[Directive] Output the lines from the top of the entries below to the line with "par tranche d\u2019\u00e2ge", both included, exactly and without pictures.
++++ Data shown ++++
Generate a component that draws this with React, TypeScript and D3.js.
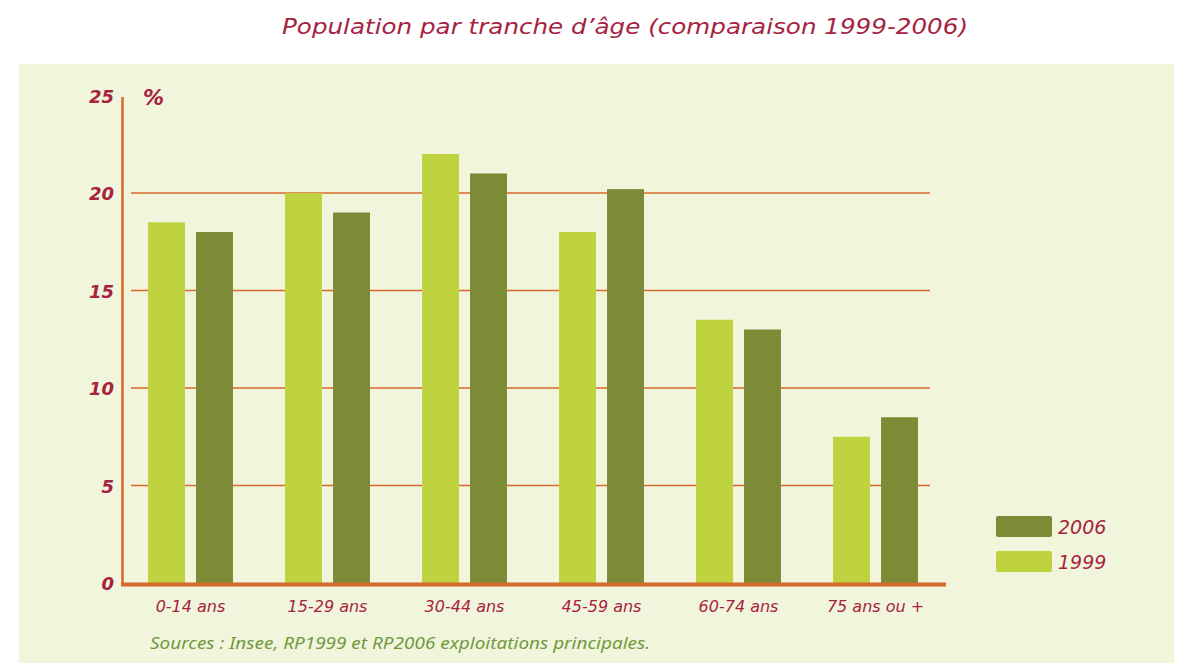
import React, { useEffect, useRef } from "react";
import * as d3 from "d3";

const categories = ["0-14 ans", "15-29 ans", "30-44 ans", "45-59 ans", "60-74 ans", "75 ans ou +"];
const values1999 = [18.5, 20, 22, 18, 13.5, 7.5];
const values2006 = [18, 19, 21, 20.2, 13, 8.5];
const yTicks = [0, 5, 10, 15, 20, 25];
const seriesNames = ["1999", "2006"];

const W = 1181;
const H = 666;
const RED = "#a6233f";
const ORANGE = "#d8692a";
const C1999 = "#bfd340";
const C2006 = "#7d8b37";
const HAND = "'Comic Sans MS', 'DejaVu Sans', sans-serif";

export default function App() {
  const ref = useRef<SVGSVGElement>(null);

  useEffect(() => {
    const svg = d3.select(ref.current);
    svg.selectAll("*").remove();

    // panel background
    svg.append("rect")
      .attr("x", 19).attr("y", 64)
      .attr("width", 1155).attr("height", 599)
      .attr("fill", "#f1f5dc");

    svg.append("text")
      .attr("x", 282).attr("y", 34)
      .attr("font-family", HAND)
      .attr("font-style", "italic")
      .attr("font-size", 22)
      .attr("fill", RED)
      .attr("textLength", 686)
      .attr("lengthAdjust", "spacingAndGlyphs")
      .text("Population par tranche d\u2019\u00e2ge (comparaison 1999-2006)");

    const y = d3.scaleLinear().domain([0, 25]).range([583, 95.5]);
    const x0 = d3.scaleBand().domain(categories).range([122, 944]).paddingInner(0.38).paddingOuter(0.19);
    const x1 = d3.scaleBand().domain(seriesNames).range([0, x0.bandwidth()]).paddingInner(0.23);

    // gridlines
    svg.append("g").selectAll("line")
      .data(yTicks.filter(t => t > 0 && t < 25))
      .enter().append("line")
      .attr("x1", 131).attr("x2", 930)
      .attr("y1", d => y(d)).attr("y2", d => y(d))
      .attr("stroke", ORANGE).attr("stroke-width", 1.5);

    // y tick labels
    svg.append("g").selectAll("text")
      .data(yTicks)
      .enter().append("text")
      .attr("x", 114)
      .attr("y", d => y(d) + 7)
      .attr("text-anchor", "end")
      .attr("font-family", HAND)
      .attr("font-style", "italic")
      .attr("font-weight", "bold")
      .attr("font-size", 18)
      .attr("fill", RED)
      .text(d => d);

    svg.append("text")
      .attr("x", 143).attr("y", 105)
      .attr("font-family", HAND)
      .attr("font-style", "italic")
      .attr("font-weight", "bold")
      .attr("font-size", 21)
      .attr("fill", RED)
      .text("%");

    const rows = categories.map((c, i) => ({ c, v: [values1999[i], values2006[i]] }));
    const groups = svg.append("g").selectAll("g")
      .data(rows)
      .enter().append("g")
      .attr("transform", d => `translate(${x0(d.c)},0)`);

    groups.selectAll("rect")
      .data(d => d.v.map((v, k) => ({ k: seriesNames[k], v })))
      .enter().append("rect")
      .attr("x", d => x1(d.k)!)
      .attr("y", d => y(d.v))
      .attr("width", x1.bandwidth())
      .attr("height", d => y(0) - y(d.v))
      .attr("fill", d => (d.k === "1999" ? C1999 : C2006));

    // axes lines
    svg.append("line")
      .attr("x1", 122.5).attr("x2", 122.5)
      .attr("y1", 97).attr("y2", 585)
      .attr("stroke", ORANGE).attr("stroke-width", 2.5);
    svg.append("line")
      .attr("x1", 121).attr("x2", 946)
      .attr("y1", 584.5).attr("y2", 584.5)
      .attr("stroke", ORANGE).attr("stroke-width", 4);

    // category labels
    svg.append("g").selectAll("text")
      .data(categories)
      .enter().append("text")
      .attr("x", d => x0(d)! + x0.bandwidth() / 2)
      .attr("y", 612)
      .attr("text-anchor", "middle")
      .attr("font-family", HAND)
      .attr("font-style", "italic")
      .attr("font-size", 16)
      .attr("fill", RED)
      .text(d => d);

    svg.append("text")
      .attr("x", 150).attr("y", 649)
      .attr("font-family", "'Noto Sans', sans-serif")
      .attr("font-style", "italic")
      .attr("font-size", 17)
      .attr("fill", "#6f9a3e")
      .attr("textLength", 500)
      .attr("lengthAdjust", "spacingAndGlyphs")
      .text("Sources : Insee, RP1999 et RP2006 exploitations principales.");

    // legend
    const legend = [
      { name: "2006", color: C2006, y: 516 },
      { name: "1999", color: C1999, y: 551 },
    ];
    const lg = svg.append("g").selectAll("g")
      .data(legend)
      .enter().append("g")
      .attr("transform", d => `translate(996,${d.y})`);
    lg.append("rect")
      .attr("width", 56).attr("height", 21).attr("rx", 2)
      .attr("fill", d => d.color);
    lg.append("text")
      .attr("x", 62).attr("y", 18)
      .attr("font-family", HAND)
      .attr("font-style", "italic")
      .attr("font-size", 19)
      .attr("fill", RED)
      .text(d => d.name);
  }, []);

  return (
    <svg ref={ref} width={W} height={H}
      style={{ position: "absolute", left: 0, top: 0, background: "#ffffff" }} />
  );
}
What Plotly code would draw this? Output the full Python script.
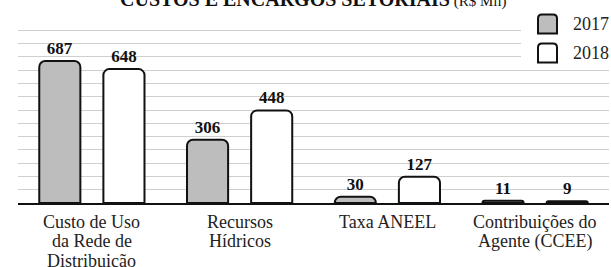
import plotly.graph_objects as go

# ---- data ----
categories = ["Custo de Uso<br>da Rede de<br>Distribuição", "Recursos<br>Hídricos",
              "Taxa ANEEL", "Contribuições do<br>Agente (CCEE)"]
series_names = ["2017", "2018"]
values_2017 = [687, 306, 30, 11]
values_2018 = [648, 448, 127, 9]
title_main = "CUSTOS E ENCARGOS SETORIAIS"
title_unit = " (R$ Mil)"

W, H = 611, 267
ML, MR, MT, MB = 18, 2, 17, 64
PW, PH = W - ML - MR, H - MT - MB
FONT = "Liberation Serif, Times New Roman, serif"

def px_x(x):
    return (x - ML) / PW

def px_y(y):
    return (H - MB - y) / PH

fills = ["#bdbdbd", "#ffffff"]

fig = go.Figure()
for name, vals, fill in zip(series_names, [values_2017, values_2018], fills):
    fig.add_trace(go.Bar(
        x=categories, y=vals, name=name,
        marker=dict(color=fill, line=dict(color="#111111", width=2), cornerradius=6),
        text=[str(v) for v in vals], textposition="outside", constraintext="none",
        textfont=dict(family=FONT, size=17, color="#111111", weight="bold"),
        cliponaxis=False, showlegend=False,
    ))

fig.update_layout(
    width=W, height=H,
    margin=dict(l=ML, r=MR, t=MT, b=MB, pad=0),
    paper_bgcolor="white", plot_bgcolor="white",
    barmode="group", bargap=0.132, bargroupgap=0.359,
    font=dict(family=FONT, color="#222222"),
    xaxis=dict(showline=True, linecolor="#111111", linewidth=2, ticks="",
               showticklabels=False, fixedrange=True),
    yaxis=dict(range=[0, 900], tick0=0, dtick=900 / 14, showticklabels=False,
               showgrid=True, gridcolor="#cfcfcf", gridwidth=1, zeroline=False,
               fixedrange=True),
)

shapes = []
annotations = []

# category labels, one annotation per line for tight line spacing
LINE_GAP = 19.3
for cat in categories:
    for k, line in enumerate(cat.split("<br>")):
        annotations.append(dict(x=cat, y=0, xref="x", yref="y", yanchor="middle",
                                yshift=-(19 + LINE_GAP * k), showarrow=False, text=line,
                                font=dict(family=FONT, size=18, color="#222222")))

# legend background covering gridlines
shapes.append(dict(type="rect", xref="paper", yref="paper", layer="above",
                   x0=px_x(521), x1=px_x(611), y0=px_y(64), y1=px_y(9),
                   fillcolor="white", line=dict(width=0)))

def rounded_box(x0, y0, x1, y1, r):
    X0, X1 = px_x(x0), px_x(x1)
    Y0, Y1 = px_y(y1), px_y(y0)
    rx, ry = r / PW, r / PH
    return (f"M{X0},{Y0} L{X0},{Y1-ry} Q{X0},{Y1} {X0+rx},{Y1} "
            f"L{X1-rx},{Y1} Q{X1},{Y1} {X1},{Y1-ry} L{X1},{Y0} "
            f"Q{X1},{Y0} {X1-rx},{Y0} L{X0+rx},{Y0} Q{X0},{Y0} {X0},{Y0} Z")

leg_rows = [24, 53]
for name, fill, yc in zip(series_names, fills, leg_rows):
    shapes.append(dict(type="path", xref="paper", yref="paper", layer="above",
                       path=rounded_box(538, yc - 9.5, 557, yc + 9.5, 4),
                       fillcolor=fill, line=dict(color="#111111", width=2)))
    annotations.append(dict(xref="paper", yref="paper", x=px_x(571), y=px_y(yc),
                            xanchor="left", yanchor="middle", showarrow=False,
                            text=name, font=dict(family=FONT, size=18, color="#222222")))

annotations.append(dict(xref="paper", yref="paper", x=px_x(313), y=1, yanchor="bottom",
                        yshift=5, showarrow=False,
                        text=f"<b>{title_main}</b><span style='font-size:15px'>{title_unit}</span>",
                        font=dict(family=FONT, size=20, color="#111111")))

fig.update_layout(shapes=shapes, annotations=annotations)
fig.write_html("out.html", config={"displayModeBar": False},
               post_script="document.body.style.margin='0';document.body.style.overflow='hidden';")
++++
[Exercise answer]
Generate a component that draws this with React, TypeScript and D3.js.
import React, { useEffect, useRef } from "react";
import * as d3 from "d3";

const categories = ["0-14 ans", "15-29 ans", "30-44 ans", "45-59 ans", "60-74 ans", "75 ans ou +"];
const values1999 = [18.5, 20, 22, 18, 13.5, 7.5];
const values2006 = [18, 19, 21, 20.2, 13, 8.5];
const yTicks = [0, 5, 10, 15, 20, 25];
const seriesNames = ["1999", "2006"];

const W = 1181;
const H = 666;
const RED = "#a6233f";
const ORANGE = "#d8692a";
const C1999 = "#bfd340";
const C2006 = "#7d8b37";
const HAND = "'Comic Sans MS', 'DejaVu Sans', sans-serif";

export default function App() {
  const ref = useRef<SVGSVGElement>(null);

  useEffect(() => {
    const svg = d3.select(ref.current);
    svg.selectAll("*").remove();

    // panel background
    svg.append("rect")
      .attr("x", 19).attr("y", 64)
      .attr("width", 1155).attr("height", 599)
      .attr("fill", "#f1f5dc");

    svg.append("text")
      .attr("x", 282).attr("y", 34)
      .attr("font-family", HAND)
      .attr("font-style", "italic")
      .attr("font-size", 22)
      .attr("fill", RED)
      .attr("textLength", 686)
      .attr("lengthAdjust", "spacingAndGlyphs")
      .text("Population par tranche d\u2019\u00e2ge (comparaison 1999-2006)");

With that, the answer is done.